Known as “Bella,” the 3-year-old was born with the genetic disorder Trisomy 18, which is often fatal for infants and leads to physical deformities and cognitive deficiencies.
In a strange coincidence, Bella is being treated at the same hospital that earlier this month made the news for its treatment toward another 3-year-old girl, Amelia (Mia) Rivera, who has the genetic disorder Wolf-Hirschhorn syndrome.
Rivera’s family said Children’s Hospital of Philadelphia officials told them their daughter was not eligible for a life-saving kidney transplant because she was “mentally retarded.” (I wrote about her story in a previous post here.)
Hospital officials will not comment directly on the case, but have said they do not have a policy of denying transplants to children with developmental delays. (Studies have shown such policies are a common, if unspoken and unethical, practice at many transplant centers.)

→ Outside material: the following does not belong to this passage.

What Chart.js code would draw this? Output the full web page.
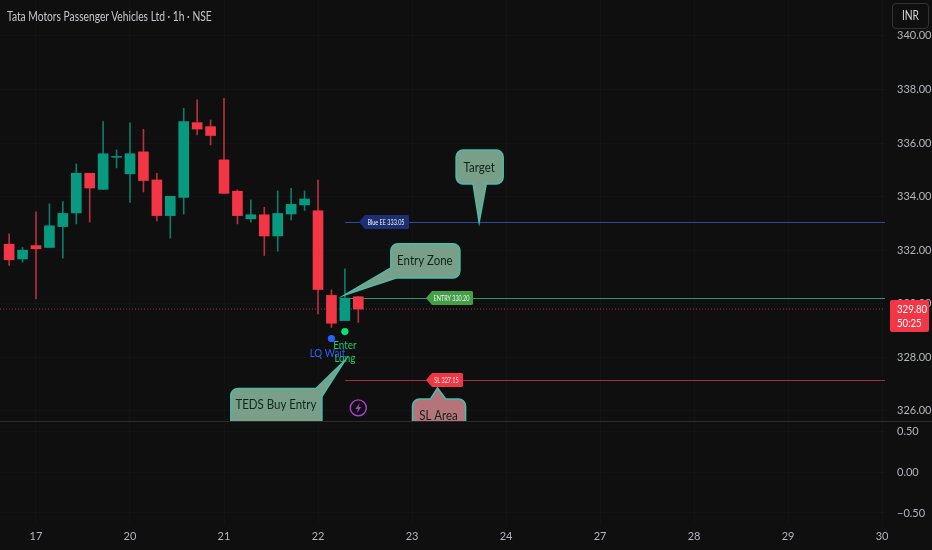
<!DOCTYPE html>
<html>
<head>
<meta charset="utf-8">
<title>Tata Motors Passenger Vehicles Ltd</title>
<script src="https://cdn.jsdelivr.net/npm/chart.js"></script>
<style>
  html, body { margin: 0; padding: 0; background: #0f0f0f; overflow: hidden; }
  #wrap { position: relative; width: 932px; height: 550px; }
  #chart { display: block; }
  #title { position: absolute; left: 7px; top: 9px; color: #c4c6cb; font: 12.5px Lato, sans-serif; white-space: nowrap;
           transform: scaleX(0.82); transform-origin: left center; }
  #cur { position: absolute; left: 892px; top: 3px; width: 35px; height: 24px; text-align: center;
         border: 1px solid #333333; border-radius: 4px; background: #0f0f0f; }
  #cur span { display: inline-block; color: #d6d6d6; font: 12.5px/24px Lato, sans-serif; transform: scaleX(0.82); }
</style>
</head>
<body>
<div id="wrap">
  <canvas id="chart" width="932" height="550"></canvas>
  <div id="title">Tata Motors Passenger Vehicles Ltd · 1h · NSE</div>
  <div id="cur"><span>INR</span></div>
</div>
<script>
// candles, hourly, index 0 is the first bar of the 17th
const candleIdx = [-2,-1,0,1,2,3,4,5,6,7,8,9,10,11,12,13,14,15,16,17,18,19,20,21,22,23,24];
const opens  = [332.22,331.67,332.17,332.10,332.88,333.39,334.87,334.27,335.47,334.85,335.67,334.62,333.29,333.97,336.76,336.61,335.37,334.20,333.17,333.32,332.53,333.35,333.69,333.47,330.31,329.37,330.26];
const highs  = [332.61,332.10,333.43,333.73,333.81,335.22,334.87,336.80,335.74,336.75,336.51,334.87,334.01,337.30,337.61,336.86,337.67,334.25,333.88,333.60,334.21,334.31,334.21,334.62,330.52,331.30,330.27];
const lows   = [331.43,331.55,330.18,332.10,331.70,332.98,333.05,334.27,335.07,333.78,334.17,333.09,332.45,333.35,336.30,335.93,334.12,332.98,333.04,331.80,331.96,333.13,333.48,329.62,329.11,329.37,329.30];
const closes = [331.64,332.00,332.05,332.91,333.37,334.87,334.32,335.60,335.50,335.60,334.60,333.29,334.01,336.80,336.52,336.28,334.12,333.29,333.32,332.53,333.37,333.71,333.91,330.53,329.27,330.21,329.80];

const dayIdx = [0,7,14,21,28,35,42,49,56,63];
const dayLabels = ['17','20','21','22','23','24','27','28','29','30'];
const priceTicks = [340,338,336,334,332,330,328,326];
const oscTicks = [0.5,0,-0.5];

const blueDot = [{ x: 22, y: 328.70 }];
const greenDot = [{ x: 23, y: 328.96 }];

const lastPrice = 329.80;
const countdown = '50:25';
const levels = [
  { price: 333.05, from: 23, color: '#2a4ca4', tag: 'Blue EE 333.05', tagFill: '#1c2f72', tagX: 359, tagW: 50 },
  { price: 330.20, from: 23, color: '#1f9a78', tag: 'ENTRY 330.20', tagFill: '#43a047', tagX: 426, tagW: 47 },
  { price: 327.15, from: 23, color: '#a92b3c', tag: 'SL 327.15', tagFill: '#f23645', tagX: 426, tagW: 37 }
];

const UP = '#089981', DOWN = '#f23645';
const isUp = opens.map((o, i) => closes[i] >= o);
const mainBottom = 421;
const FONT = 'Lato, sans-serif';

// speech bubbles: tip sits on the price scale, outline is px relative to the tip
const bubbles = [
  { text: 'Target', tip: [33, 333.05], fill: '#7a9f88', tx: 0, ty: -55,
    pts: [[-23,-72,7],[24,-72,7],[24,-38,7],[7,-38,0],[0,0,0],[-6,-38,0],[-23,-38,7]] },
  { text: 'Entry Zone', tip: [23, 330.33], fill: '#7a9f88', tx: 80, ty: -34,
    pts: [[46,-51,7],[115,-51,7],[115,-17,7],[52,-17,0],[0,0,0],[46,-27,0]] },
  { text: 'TEDS Buy Entry', tip: [23, 327.88], fill: '#7a9f88', tx: -69, ty: 44,
    pts: [[-114,28,7],[-29,28,0],[0,0,0],[-23,36,0],[-23,66,7],[-114,66,7]] },
  { text: 'SL Area', tip: [29.9, 327.15], fill: '#b4747a', tx: 1, ty: 35,
    pts: [[-25,19,7],[-7,19,0],[0,8,0],[8,19,0],[28,19,7],[28,60,7],[-25,60,7]] }
];

function outline(ctx, pts) {
  const n = pts.length;
  const mx = (pts[0][0] + pts[n - 1][0]) / 2, my = (pts[0][1] + pts[n - 1][1]) / 2;
  ctx.beginPath();
  ctx.moveTo(mx, my);
  for (let i = 0; i < n; i++) {
    const p = pts[i], q = pts[(i + 1) % n];
    if (p[2]) ctx.arcTo(p[0], p[1], q[0], q[1], p[2]);
    else ctx.lineTo(p[0], p[1]);
  }
  ctx.closePath();
}

// the source font is narrower than anything installed, so squeeze it a bit
function narrowText(ctx, text, x, y, k) {
  ctx.save();
  ctx.translate(x, y);
  ctx.scale(k, 1);
  ctx.fillText(text, 0, 0);
  ctx.restore();
}

function priceTag(ctx, x, y, w, fill, text) {
  ctx.fillStyle = fill;
  ctx.beginPath();
  ctx.moveTo(x, y);
  ctx.lineTo(x + 6, y - 7);
  ctx.lineTo(x + w - 1, y - 7);
  ctx.lineTo(x + w, y - 6);
  ctx.lineTo(x + w, y + 6);
  ctx.lineTo(x + w - 1, y + 7);
  ctx.lineTo(x + 6, y + 7);
  ctx.closePath();
  ctx.fill();
  ctx.fillStyle = '#f2f2f2';
  ctx.font = '7.5px ' + FONT;
  ctx.textAlign = 'center';
  ctx.textBaseline = 'middle';
  narrowText(ctx, text, x + w / 2 + 2, y + 0.5, 0.73);
}

const drawings = {
  id: 'drawings',
  beforeDatasetsDraw(chart) {
    const { ctx, scales: { x, y }, chartArea: a } = chart;
    ctx.save();
    // panel separator
    ctx.strokeStyle = '#2b2b2b';
    ctx.lineWidth = 1;
    ctx.beginPath();
    ctx.moveTo(0, mainBottom + 0.5);
    ctx.lineTo(932, mainBottom + 0.5);
    ctx.stroke();
    // last price line
    ctx.strokeStyle = '#a32f3c';
    ctx.setLineDash([1, 2]);
    ctx.beginPath();
    ctx.moveTo(a.left, y.getPixelForValue(lastPrice));
    ctx.lineTo(a.right, y.getPixelForValue(lastPrice));
    ctx.stroke();
    ctx.setLineDash([]);
    levels.forEach(l => {
      const py = Math.round(y.getPixelForValue(l.price)) + 0.5;
      ctx.strokeStyle = l.color;
      ctx.beginPath();
      ctx.moveTo(x.getPixelForValue(l.from), py);
      ctx.lineTo(a.right, py);
      ctx.stroke();
    });
    ctx.restore();
  },
  afterDatasetsDraw(chart) {
    const { ctx, scales: { x, y }, chartArea: a } = chart;
    ctx.save();
    levels.forEach(l => priceTag(ctx, l.tagX, Math.round(y.getPixelForValue(l.price)), l.tagW, l.tagFill, l.tag));

    // bubbles are cut off by the lower panel
    ctx.beginPath();
    ctx.rect(0, 0, a.right, mainBottom);
    ctx.clip();
    ctx.textAlign = 'center';
    ctx.textBaseline = 'middle';
    bubbles.forEach(b => {
      const tx = x.getPixelForValue(b.tip[0]), ty = y.getPixelForValue(b.tip[1]);
      ctx.save();
      ctx.translate(tx, ty);
      outline(ctx, b.pts);
      ctx.fillStyle = b.fill;
      ctx.fill();
      ctx.strokeStyle = '#4dbbaa';
      ctx.lineWidth = 1.6;
      ctx.stroke();
      ctx.fillStyle = '#10241c';
      ctx.font = '14px ' + FONT;
      narrowText(ctx, b.text, b.tx, b.ty, 0.82);
      ctx.restore();
    });

    // signal texts
    ctx.font = '12px ' + FONT;
    ctx.fillStyle = '#2962ff';
    narrowText(ctx, 'LQ Wait', x.getPixelForValue(21.7), y.getPixelForValue(328.17), 0.82);
    ctx.fillStyle = '#14cf72';
    narrowText(ctx, 'Enter', x.getPixelForValue(23), y.getPixelForValue(328.44), 0.82);
    narrowText(ctx, 'Long', x.getPixelForValue(23), y.getPixelForValue(327.96), 0.82);

    // lightning icon
    const ix = x.getPixelForValue(24), iy = y.getPixelForValue(326.11);
    ctx.strokeStyle = '#b040d8';
    ctx.fillStyle = '#b040d8';
    ctx.lineWidth = 1.4;
    ctx.beginPath();
    ctx.arc(ix, iy, 8, 0, Math.PI * 2);
    ctx.stroke();
    ctx.beginPath();
    ctx.moveTo(ix + 1.5, iy - 5);
    ctx.lineTo(ix - 3, iy + 1);
    ctx.lineTo(ix - 0.3, iy + 1);
    ctx.lineTo(ix - 1.5, iy + 5);
    ctx.lineTo(ix + 3, iy - 1);
    ctx.lineTo(ix + 0.3, iy - 1);
    ctx.closePath();
    ctx.fill();
    ctx.restore();

    // last price box on the axis
    ctx.save();
    ctx.fillStyle = DOWN;
    ctx.beginPath();
    ctx.roundRect(890, 300, 39, 32, 2);
    ctx.fill();
    ctx.fillStyle = '#ffffff';
    ctx.font = '12px ' + FONT;
    ctx.textAlign = 'left';
    ctx.textBaseline = 'middle';
    narrowText(ctx, lastPrice.toFixed(2), 897, 309.5, 0.8);
    narrowText(ctx, countdown, 897, 323, 0.8);
    ctx.restore();
  }
};

const axisFont = { family: FONT, size: 11 };
const gridColor = 'rgba(255,255,255,0.018)';

// no label padding, the plot has to reach the canvas edges
function noPadding(s) {
  s.paddingLeft = s.paddingRight = s.paddingTop = s.paddingBottom = 0;
}

new Chart(document.getElementById('chart').getContext('2d'), {
  type: 'bar',
  data: {
    datasets: [
      {
        type: 'scatter', data: blueDot, xAxisID: 'x', yAxisID: 'y',
        pointRadius: 3.6, pointBackgroundColor: '#2962ff', pointBorderWidth: 0
      },
      {
        type: 'scatter', data: greenDot, xAxisID: 'x', yAxisID: 'y',
        pointRadius: 3.6, pointBackgroundColor: '#00e676', pointBorderWidth: 0
      },
      {
        label: 'body',
        data: candleIdx.map((v, i) => ({ x: v, y: [opens[i], closes[i]] })),
        backgroundColor: isUp.map(u => u ? UP : DOWN),
        barThickness: 10, grouped: false, yAxisID: 'y', xAxisID: 'x'
      },
      {
        label: 'wick',
        data: candleIdx.map((v, i) => ({ x: v, y: [lows[i], highs[i]] })),
        backgroundColor: isUp.map(u => u ? '#0b7c69' : '#b5303f'),
        barThickness: 1, grouped: false, yAxisID: 'y', xAxisID: 'x'
      }
    ]
  },
  options: {
    responsive: false,
    animation: false,
    layout: { padding: 0, autoPadding: false },
    plugins: { legend: { display: false }, tooltip: { enabled: false } },
    scales: {
      x: {
        type: 'linear', offset: false, min: -2.68, max: 63.22,
        afterFit(s) { s.height = 25; noPadding(s); },
        afterBuildTicks(s) { s.ticks = dayIdx.map(v => ({ value: v })); },
        grid: { color: gridColor, drawTicks: false, offset: false },
        border: { display: false },
        ticks: {
          color: '#b2b5bc', font: axisFont, padding: 5, maxRotation: 0, autoSkip: false,
          callback: v => dayLabels[dayIdx.indexOf(v)]
        }
      },
      y: {
        type: 'linear', position: 'right', stack: 'panes', stackWeight: 421,
        min: 325.62, max: 341.34,
        afterFit(s) { s.width = 47; noPadding(s); },
        afterBuildTicks(s) { s.ticks = priceTicks.map(v => ({ value: v })); },
        grid: { color: gridColor, drawTicks: false },
        border: { display: false },
        ticks: { color: '#b2b5bc', font: axisFont, padding: 12, callback: v => v.toFixed(2) }
      },
      y2: {
        type: 'linear', position: 'right', stack: 'panes', stackWeight: 104,
        min: -0.648, max: 0.63,
        afterFit(s) { s.width = 47; noPadding(s); },
        afterBuildTicks(s) { s.ticks = oscTicks.map(v => ({ value: v })); },
        grid: { color: gridColor, drawTicks: false },
        border: { display: false },
        ticks: { color: '#b2b5bc', font: axisFont, padding: 12, callback: v => v.toFixed(2).replace('-', '\u2212') }
      }
    }
  },
  plugins: [drawings]
});
</script>
</body>
</html>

Hospital officials and the transplant team have also agreed to meet with Mia’s family.
Besides their conditions, ages and the venue in which they are being treated, the little girls share something else: Their stories have touched a public nerve.
In Bella’s case, her story was already well-known. Santorum has said that after she was born, doctors told him and his wife that they should let the girl die because she would never live a normal life. Controversially, he has linked that experience to his criticism of the Democrat-backed healthcare reform.

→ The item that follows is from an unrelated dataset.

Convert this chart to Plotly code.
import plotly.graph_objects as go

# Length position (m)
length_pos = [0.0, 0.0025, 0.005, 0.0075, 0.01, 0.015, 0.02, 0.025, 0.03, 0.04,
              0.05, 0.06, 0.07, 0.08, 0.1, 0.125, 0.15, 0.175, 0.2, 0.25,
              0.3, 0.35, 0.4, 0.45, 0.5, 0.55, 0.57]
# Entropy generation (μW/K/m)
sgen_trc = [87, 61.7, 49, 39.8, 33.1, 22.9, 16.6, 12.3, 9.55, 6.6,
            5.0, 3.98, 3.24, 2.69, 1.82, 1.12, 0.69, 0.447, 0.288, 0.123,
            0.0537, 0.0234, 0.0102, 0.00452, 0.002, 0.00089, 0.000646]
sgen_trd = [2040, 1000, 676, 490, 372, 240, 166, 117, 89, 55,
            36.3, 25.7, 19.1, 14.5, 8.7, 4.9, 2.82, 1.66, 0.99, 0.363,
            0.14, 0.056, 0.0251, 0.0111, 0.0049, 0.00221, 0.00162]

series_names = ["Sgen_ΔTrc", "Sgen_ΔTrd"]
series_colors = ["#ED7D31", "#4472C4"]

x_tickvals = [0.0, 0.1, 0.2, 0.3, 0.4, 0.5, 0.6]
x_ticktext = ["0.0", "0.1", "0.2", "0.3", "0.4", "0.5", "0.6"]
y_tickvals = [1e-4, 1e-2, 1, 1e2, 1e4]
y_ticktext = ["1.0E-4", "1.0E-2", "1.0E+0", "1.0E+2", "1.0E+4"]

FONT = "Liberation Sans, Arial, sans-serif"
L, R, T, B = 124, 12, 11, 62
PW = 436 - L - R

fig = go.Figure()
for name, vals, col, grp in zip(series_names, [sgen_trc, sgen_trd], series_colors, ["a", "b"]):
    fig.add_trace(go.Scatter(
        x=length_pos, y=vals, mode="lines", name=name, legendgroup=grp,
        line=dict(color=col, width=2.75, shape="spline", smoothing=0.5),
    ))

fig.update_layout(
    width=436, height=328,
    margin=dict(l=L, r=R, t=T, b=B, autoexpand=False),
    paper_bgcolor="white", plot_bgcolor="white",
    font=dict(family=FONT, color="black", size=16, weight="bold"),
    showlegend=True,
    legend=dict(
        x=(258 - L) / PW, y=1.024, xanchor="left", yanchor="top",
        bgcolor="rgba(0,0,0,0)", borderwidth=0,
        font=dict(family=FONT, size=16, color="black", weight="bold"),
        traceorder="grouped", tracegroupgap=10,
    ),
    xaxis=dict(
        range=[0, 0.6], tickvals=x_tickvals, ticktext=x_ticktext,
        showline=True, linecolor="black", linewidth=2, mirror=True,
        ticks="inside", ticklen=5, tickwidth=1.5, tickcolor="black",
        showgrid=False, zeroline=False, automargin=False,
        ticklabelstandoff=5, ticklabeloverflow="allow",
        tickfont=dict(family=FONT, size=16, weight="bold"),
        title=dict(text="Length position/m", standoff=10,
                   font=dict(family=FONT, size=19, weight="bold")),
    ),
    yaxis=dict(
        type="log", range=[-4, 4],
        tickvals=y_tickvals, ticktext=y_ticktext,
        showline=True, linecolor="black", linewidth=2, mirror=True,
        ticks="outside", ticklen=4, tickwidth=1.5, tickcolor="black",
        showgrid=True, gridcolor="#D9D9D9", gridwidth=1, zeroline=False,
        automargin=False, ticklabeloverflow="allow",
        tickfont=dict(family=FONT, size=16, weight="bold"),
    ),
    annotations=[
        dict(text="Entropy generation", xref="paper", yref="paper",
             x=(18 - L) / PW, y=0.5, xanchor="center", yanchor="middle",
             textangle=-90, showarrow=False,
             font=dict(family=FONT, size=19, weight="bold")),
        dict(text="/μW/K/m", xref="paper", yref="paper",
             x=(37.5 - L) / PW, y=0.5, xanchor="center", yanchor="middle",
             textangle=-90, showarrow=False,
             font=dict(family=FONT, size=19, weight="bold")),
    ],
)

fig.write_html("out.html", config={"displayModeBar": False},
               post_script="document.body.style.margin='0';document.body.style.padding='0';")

Santorum critics point out that healthcare reform expands coverage and will, in fact, help families in similar situations.
For Mia, her family’s fight to make her eligible for a transplant has brought her fame. Her plight has prompted tens of thousands to protest both her treatment and also the broader issue of discrimination in medical care.
Politics aside, if that’s possible, what’s most amazing about both these stories and all their similarities is that these two little girls, Bella and Mia, who have both been deemed marginal throughout their lives, are now part of the public discourse.
They are reminding us that children come in all shapes, sizes and forms. That even soft voices have merit. That children cannot be ranked for worth. Marginal? Not them.
The only problem with this beautiful essay is that under health care reform there are people who think that the plight of such children cause, well, a misallocation of resources. In otherwords, why waste money on screening these kids, especially when they drive up health care costs.
Such is the attitude of Jean Slutsky, who is a senior offical at the Agency for Healthcare Quality and Research (AHRQ) and is on the PCORI methodology committee, which will determine how PCORI should conduct CER and what it should measure. Slutksy, like other methodology committee members believe CER should be used to control health care costs. (I will post on these other members in the future.) Here's Slutsky opining on kids like Bella Santorum:
"Compelling stories of children who died from very rare metabolic disorders that might have been detected with newer, more expensive equipment have created powerful momentum for expanded screening of newborns. But in an era of constrained budgets, state policymakers need to weigh the benefits and costs of new screening programs against those of other equally important programs. Nonetheless, it remains politically risky to frame a health policy decision as being based primarily on cost or cost-effectiveness."
http://content.healthaffairs.org/content/24/1/102.full
Maybe it's politically risky because, as Slutsky's statement indicates, such decisions seem to focus on children with rare diseases who would be cheaper to care for if they weren't screened. Sadly Slutsky's view about rationing care based on cost is shared among PCORI methodology mavens.
And taxpayers pay for her salary? Slutsky should resign from PCORI and AHRQ.